» **Set exercise**
Only the lines from the start of the data to the line containing "arrow_text = '+1 млрд'", both included, should be output, exactly and without pictures.

-- Begin Collected data --

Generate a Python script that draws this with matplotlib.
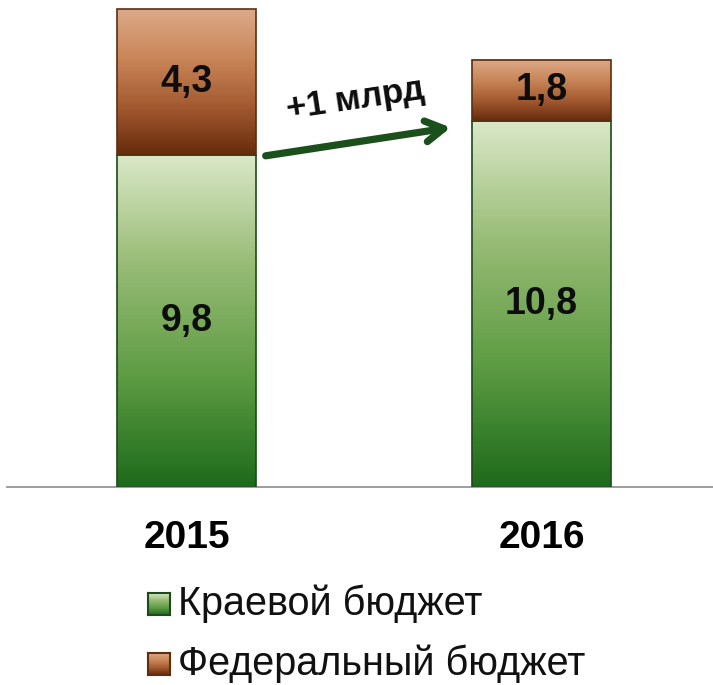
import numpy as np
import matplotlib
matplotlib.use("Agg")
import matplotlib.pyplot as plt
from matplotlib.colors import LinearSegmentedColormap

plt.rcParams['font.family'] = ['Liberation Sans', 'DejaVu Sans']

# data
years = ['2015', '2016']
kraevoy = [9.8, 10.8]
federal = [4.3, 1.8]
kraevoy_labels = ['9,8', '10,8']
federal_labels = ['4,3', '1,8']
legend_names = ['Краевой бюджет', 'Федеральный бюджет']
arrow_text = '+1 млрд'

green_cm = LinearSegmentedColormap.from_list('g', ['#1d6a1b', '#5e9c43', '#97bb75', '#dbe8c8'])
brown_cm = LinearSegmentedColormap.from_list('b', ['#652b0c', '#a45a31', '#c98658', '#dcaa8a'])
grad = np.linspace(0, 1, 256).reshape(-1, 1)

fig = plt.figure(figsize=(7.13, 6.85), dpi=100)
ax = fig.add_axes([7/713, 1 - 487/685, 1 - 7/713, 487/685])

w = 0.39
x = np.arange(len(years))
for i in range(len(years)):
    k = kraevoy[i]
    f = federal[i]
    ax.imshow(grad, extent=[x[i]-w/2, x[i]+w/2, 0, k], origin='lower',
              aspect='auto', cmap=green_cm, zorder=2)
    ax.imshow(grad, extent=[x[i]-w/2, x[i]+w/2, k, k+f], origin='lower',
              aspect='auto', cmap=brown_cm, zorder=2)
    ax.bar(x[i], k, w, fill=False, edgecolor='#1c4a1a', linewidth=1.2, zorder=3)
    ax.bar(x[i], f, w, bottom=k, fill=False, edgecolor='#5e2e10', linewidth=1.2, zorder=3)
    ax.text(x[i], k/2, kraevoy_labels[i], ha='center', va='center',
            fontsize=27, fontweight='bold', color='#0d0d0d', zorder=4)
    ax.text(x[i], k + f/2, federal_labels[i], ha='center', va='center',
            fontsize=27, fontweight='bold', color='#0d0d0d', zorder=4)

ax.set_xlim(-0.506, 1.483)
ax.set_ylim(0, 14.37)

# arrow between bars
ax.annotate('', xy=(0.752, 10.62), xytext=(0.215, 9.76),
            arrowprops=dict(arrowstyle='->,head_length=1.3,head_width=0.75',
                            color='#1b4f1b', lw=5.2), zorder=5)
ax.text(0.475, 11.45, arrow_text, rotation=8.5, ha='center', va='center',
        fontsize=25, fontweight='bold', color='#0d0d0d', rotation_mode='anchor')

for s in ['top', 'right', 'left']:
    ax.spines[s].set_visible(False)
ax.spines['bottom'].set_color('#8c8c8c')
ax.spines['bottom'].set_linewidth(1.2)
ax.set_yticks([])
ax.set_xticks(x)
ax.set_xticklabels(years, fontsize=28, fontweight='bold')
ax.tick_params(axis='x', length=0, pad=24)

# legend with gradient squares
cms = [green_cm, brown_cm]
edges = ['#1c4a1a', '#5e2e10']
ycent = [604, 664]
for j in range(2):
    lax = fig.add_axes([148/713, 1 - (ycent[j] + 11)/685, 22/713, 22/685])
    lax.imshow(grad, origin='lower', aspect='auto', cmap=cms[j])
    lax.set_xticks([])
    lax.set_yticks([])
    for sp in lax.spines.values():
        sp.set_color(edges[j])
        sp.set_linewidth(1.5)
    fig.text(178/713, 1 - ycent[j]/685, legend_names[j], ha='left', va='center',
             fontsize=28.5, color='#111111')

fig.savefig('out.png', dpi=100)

-- End Collected data --

» **Result of the exercise**
Generate a Python script that draws this with matplotlib.
import numpy as np
import matplotlib
matplotlib.use("Agg")
import matplotlib.pyplot as plt
from matplotlib.colors import LinearSegmentedColormap

plt.rcParams['font.family'] = ['Liberation Sans', 'DejaVu Sans']

# data
years = ['2015', '2016']
kraevoy = [9.8, 10.8]
federal = [4.3, 1.8]
kraevoy_labels = ['9,8', '10,8']
federal_labels = ['4,3', '1,8']
legend_names = ['Краевой бюджет', 'Федеральный бюджет']
arrow_text = '+1 млрд'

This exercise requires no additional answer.